I’m T - they/them, eighteen-plus years in incident and problem management, most recently inside a software company you’ve probably heard of, until I wasn’t. The work goes by various names: reliability, ITSM, major incident management, the people you call when the thing won’t stop being on fire. It is a strange profession, full of strange people, and almost nobody outside of it understands what we actually do or why we keep doing it.

That is roughly the territory this publication intends to map.

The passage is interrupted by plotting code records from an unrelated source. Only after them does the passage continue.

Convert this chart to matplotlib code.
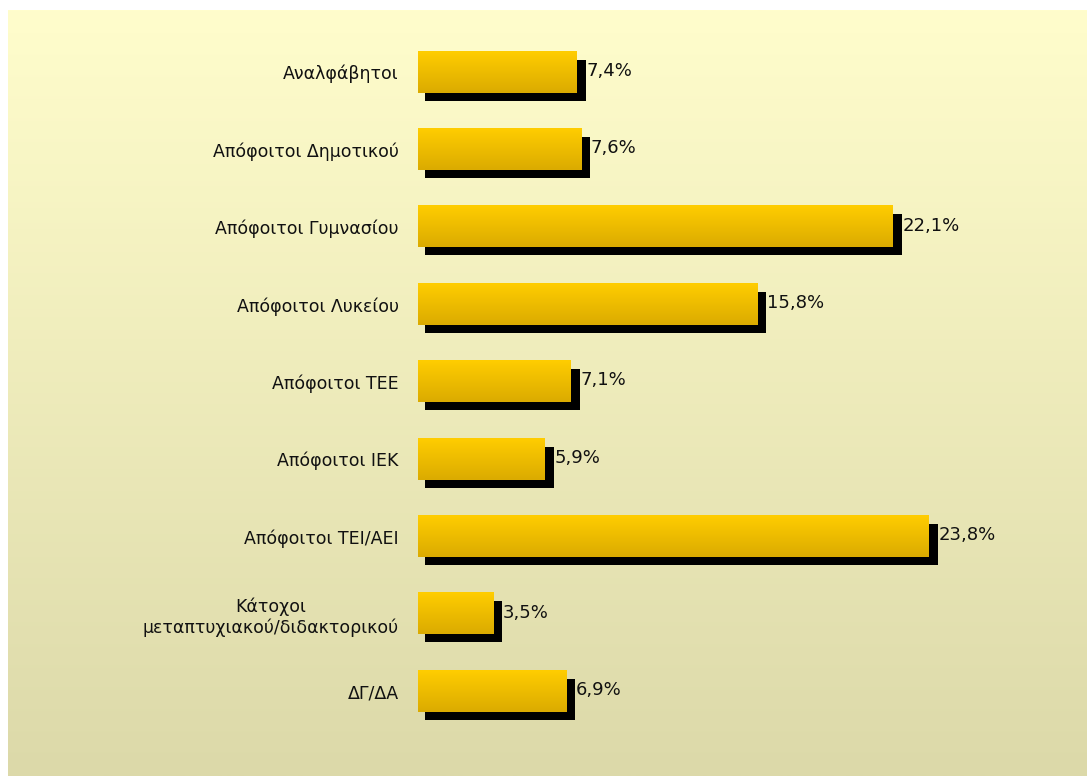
import numpy as np
import matplotlib.pyplot as plt
import matplotlib.transforms as mtransforms
from matplotlib.colors import LinearSegmentedColormap

categories = ['Αναλφάβητοι', 'Απόφοιτοι Δημοτικού', 'Απόφοιτοι Γυμνασίου',
              'Απόφοιτοι Λυκείου', 'Απόφοιτοι ΤΕΕ', 'Απόφοιτοι ΙΕΚ',
              'Απόφοιτοι ΤΕΙ/ΑΕΙ', 'Κάτοχοι\nμεταπτυχιακού/διδακτορικού', 'ΔΓ/ΔΑ']
values = [7.4, 7.6, 22.1, 15.8, 7.1, 5.9, 23.8, 3.5, 6.9]
value_labels = ['7,4%', '7,6%', '22,1%', '15,8%', '7,1%', '5,9%', '23,8%', '3,5%', '6,9%']

W, H = 1087, 776
fig = plt.figure(figsize=(W / 100, H / 100), dpi=100)
fig.patch.set_facecolor('white')

# background panel with vertical gradient
bg = fig.add_axes([8 / W, 0, 1 - 8 / W, (H - 10) / H], zorder=0)
bg_cmap = LinearSegmentedColormap.from_list('bg', ['#fffdcc', '#dcd9a9'])
bg.imshow(np.linspace(0, 1, 256).reshape(-1, 1), cmap=bg_cmap, aspect='auto',
          extent=(0, 1, 0, 1))
bg.set_axis_off()

# main axes: x=0 at px 418, 21.47 px per percent
x0 = 418
ppu = 21.47
top_px, bot_px = 33.5, 730.0
ax = fig.add_axes([x0 / W, 1 - bot_px / H, 1 - x0 / W, (bot_px - top_px) / H], zorder=1)
ax.set_xlim(0, (W - x0) / ppu)
ax.set_ylim(len(values) - 0.5, -0.5)
ax.patch.set_alpha(0)
for s in ax.spines.values():
    s.set_visible(False)
ax.set_xticks([])
ax.set_yticks(range(len(categories)))
ax.set_yticklabels(categories, fontsize=12.5, color='#111111', multialignment='center')
ax.tick_params(axis='y', length=0, pad=14)

h = 0.53
ypos = np.arange(len(values))

# shadows
shadow = mtransforms.offset_copy(ax.transData, fig=fig, x=7, y=-8, units='dots')
ax.barh(ypos, np.array(values) + 0.1, height=h, left=0.0, color='black',
        transform=shadow, zorder=2)

# gradient bars
bar_cmap = LinearSegmentedColormap.from_list('bar', ['#ffcd00', '#dbab00'])
grad = np.linspace(0, 1, 64).reshape(-1, 1)
for y, v in zip(ypos, values):
    ax.imshow(grad, cmap=bar_cmap, aspect='auto', zorder=3,
              extent=(0, v, y + h / 2, y - h / 2))

ax.set_xlim(0, (W - x0) / ppu)
ax.set_ylim(len(values) - 0.5, -0.5)

for y, v, lab in zip(ypos, values, value_labels):
    ax.annotate(lab, (v, y), xytext=(7, 1), textcoords='offset points',
                ha='left', va='center', fontsize=13, color='#111111', zorder=4)

fig.savefig('out.png', dpi=100)
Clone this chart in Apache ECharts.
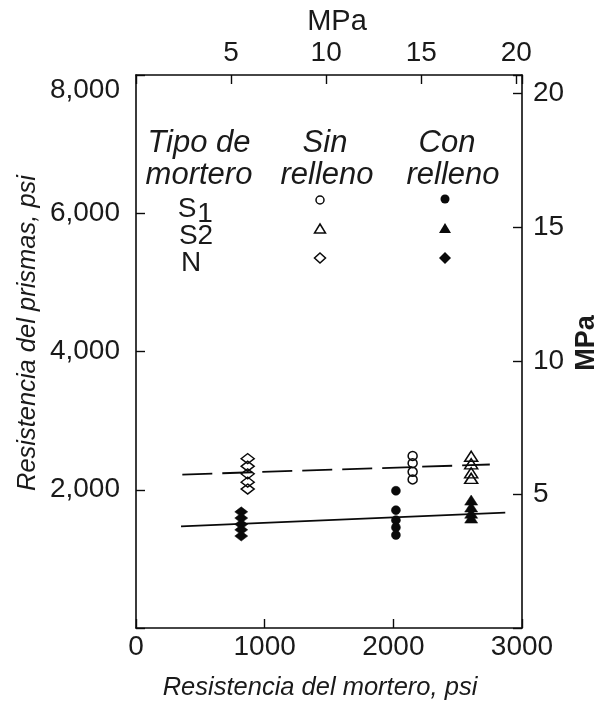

If you’ve come here for sober frameworks and bullet-pointed retrospectives, the open internet is generously supplied with those and I wish you well. What’s on offer here is something else - dispatches from inside an industry that takes itself far too seriously about all the wrong things and not nearly seriously enough about the rest. Postmortems written as etiquette guides. Layoff notices as Atkinson sketches. The quiet category of incident nobody wants to declare. The form changes; the argument underneath does not. The way an organisation handles failure says more about it than the way it handles success, and most of us have been getting it wrong on purpose.

I have stories. They are not all flattering. This is where I’m putting them.